> **GIVEN INFORMATION**

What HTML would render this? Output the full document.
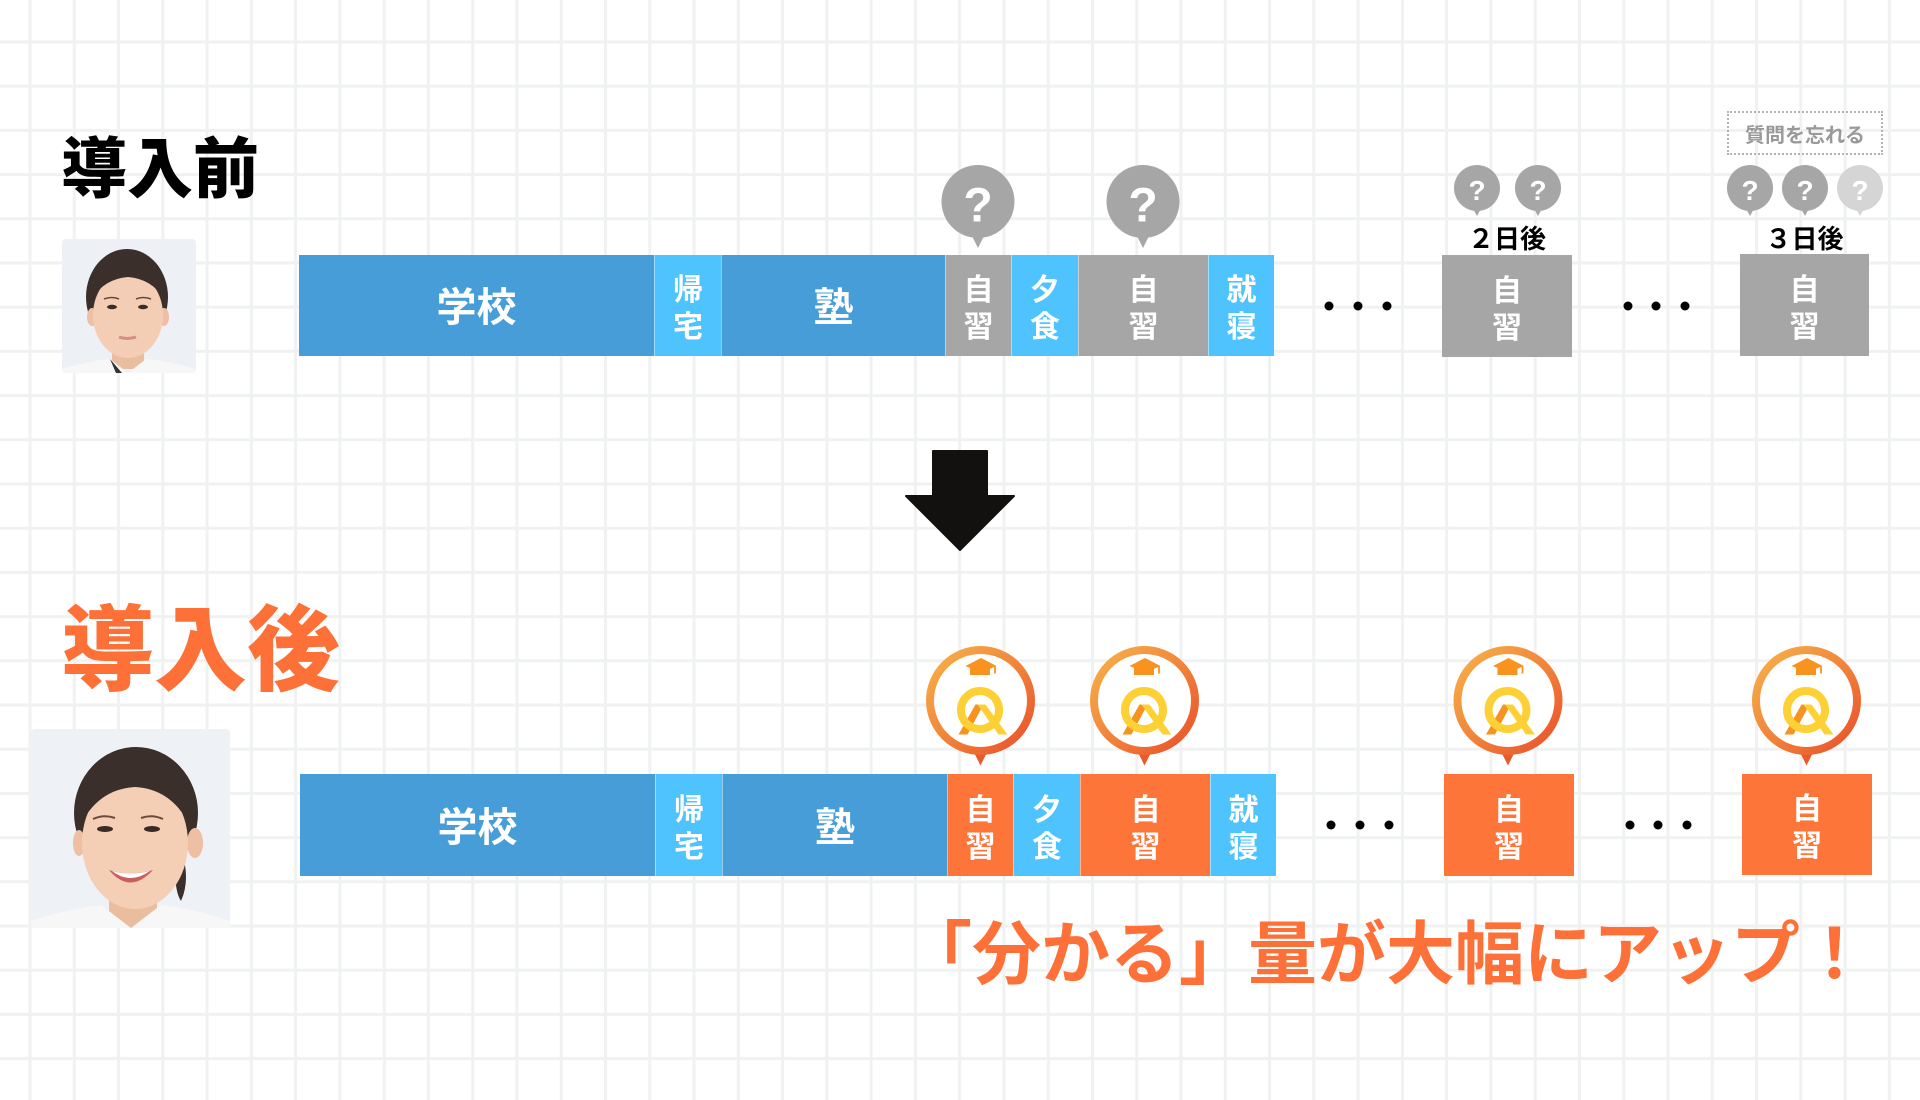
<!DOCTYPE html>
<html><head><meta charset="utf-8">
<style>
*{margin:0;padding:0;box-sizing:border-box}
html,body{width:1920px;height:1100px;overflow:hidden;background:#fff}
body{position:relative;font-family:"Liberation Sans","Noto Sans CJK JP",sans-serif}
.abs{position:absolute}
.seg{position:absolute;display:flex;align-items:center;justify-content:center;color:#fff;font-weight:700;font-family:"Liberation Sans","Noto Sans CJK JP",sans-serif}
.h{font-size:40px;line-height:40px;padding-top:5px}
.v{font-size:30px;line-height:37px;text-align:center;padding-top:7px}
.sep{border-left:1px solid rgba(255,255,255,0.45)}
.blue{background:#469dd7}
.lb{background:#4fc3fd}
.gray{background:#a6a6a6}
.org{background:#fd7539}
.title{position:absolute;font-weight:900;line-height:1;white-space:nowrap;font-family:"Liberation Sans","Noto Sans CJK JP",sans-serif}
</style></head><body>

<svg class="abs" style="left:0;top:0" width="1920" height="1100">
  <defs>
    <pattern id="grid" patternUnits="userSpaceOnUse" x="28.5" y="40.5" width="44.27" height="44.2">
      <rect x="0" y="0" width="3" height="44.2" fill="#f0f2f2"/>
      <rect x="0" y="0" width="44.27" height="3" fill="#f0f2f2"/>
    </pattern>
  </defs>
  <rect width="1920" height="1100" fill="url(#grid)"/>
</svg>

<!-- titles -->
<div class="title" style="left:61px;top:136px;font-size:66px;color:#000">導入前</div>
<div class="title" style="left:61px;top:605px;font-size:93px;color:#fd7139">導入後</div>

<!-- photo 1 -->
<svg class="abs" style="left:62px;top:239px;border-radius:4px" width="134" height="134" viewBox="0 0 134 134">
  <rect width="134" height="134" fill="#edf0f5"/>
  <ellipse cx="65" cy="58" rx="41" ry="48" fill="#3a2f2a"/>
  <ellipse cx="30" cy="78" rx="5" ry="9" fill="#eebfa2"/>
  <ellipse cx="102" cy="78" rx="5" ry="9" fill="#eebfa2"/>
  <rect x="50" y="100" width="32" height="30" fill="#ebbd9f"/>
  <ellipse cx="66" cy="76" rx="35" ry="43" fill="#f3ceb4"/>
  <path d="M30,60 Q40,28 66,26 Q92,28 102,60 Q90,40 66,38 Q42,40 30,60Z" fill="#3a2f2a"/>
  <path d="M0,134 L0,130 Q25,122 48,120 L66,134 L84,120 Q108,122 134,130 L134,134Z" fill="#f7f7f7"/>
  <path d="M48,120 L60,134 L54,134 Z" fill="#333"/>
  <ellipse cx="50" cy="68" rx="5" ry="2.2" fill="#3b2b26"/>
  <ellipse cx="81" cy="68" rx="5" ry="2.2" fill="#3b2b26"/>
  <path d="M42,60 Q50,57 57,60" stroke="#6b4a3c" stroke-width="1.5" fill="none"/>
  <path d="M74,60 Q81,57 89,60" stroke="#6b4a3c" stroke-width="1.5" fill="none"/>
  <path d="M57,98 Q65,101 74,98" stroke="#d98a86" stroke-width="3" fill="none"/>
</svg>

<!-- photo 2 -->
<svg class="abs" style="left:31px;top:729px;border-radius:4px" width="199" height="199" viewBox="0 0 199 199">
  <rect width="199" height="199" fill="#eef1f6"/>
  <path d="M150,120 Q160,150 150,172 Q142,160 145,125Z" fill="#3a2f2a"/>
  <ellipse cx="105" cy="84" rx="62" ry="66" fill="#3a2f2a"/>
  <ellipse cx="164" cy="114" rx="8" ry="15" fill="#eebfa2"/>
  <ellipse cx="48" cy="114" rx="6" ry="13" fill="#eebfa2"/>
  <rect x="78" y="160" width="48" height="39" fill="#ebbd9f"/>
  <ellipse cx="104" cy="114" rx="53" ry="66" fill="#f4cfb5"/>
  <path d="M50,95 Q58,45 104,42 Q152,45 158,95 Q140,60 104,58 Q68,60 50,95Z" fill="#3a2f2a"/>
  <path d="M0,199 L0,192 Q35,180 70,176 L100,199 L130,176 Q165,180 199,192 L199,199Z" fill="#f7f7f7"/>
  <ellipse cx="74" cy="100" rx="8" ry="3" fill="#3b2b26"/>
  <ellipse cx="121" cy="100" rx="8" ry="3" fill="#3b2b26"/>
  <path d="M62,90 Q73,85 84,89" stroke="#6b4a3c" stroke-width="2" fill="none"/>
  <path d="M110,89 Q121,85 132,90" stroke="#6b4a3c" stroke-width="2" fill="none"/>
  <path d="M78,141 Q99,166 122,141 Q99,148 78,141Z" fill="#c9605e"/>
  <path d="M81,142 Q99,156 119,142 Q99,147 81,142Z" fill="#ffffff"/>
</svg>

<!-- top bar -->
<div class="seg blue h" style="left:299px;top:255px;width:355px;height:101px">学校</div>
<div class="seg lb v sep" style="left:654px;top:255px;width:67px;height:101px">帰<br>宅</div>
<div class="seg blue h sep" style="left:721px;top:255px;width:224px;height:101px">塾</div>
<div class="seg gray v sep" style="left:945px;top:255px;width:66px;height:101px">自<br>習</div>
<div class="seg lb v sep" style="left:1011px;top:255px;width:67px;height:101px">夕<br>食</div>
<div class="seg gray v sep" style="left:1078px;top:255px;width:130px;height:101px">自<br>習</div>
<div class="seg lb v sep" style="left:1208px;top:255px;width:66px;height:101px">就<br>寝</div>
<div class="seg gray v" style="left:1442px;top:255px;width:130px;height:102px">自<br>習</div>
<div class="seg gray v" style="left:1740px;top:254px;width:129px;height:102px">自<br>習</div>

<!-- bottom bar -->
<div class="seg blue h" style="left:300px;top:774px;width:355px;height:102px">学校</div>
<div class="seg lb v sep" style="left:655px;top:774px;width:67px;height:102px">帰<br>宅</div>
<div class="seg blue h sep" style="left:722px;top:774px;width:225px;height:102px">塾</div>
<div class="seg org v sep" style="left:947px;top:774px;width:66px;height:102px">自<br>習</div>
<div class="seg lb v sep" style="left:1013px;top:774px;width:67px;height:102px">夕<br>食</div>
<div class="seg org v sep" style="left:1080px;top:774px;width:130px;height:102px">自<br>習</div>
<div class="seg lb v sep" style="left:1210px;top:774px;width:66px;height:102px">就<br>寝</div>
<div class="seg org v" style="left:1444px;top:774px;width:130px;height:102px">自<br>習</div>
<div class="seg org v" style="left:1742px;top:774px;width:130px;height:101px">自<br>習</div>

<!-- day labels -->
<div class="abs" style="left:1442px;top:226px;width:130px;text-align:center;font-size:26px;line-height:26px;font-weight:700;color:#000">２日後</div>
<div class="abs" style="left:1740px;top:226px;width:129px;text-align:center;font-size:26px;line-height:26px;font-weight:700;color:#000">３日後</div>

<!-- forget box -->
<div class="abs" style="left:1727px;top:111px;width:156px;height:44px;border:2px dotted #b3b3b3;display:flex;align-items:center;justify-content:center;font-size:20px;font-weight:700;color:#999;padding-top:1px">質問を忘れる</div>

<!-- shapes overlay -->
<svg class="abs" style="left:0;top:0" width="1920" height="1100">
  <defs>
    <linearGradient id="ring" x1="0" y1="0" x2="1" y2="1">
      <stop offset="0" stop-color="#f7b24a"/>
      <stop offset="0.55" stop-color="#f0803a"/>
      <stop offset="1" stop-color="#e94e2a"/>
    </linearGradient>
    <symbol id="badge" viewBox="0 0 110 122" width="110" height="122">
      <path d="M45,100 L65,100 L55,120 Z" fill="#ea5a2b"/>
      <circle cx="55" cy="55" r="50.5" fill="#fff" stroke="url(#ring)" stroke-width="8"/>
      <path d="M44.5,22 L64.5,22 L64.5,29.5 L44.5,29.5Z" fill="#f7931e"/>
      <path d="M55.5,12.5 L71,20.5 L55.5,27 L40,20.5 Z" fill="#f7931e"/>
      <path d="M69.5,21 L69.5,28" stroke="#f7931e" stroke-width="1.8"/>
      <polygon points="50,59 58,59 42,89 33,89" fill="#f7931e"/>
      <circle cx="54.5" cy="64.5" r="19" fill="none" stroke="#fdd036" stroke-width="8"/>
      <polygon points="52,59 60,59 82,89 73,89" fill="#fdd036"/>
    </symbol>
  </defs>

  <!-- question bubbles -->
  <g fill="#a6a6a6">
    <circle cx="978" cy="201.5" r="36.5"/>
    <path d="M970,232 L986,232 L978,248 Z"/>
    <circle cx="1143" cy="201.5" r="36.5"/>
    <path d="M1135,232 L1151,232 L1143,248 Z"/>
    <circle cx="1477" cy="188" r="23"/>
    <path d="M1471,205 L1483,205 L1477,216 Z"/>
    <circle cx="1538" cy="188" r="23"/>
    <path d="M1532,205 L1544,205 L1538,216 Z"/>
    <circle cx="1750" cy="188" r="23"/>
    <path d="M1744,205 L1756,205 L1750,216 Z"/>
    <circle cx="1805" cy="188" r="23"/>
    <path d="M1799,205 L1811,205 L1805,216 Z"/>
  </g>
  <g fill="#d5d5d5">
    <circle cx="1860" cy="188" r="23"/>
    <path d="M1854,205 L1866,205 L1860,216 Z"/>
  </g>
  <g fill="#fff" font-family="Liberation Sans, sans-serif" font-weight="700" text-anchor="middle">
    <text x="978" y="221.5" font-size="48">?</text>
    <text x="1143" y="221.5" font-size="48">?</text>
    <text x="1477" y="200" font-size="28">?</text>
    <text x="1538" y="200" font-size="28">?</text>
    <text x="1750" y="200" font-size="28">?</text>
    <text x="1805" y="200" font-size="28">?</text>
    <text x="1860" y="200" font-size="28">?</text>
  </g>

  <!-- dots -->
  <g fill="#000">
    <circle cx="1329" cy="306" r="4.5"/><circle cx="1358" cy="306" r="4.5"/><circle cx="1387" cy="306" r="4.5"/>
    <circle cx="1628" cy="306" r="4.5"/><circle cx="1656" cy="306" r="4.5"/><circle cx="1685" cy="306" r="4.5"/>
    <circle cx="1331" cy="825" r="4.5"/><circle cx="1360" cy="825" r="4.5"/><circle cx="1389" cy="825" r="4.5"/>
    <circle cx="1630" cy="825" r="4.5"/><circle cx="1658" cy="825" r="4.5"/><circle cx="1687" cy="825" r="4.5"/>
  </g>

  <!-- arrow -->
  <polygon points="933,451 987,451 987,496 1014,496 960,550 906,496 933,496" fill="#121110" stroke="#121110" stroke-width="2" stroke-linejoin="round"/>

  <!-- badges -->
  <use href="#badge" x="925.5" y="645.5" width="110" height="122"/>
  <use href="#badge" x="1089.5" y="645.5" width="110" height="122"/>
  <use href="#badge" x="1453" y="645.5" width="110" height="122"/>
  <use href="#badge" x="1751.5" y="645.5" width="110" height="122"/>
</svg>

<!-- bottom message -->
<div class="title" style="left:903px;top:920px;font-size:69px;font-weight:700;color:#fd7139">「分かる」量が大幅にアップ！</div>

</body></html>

> **TASK**
Repeat only what lies between the start of the data and the end of the line containing "</style></head><body>", exactly, with pictures left out.

> **FINISHED TASK**
What HTML would render this? Output the full document.
<!DOCTYPE html>
<html><head><meta charset="utf-8">
<style>
*{margin:0;padding:0;box-sizing:border-box}
html,body{width:1920px;height:1100px;overflow:hidden;background:#fff}
body{position:relative;font-family:"Liberation Sans","Noto Sans CJK JP",sans-serif}
.abs{position:absolute}
.seg{position:absolute;display:flex;align-items:center;justify-content:center;color:#fff;font-weight:700;font-family:"Liberation Sans","Noto Sans CJK JP",sans-serif}
.h{font-size:40px;line-height:40px;padding-top:5px}
.v{font-size:30px;line-height:37px;text-align:center;padding-top:7px}
.sep{border-left:1px solid rgba(255,255,255,0.45)}
.blue{background:#469dd7}
.lb{background:#4fc3fd}
.gray{background:#a6a6a6}
.org{background:#fd7539}
.title{position:absolute;font-weight:900;line-height:1;white-space:nowrap;font-family:"Liberation Sans","Noto Sans CJK JP",sans-serif}
</style></head><body>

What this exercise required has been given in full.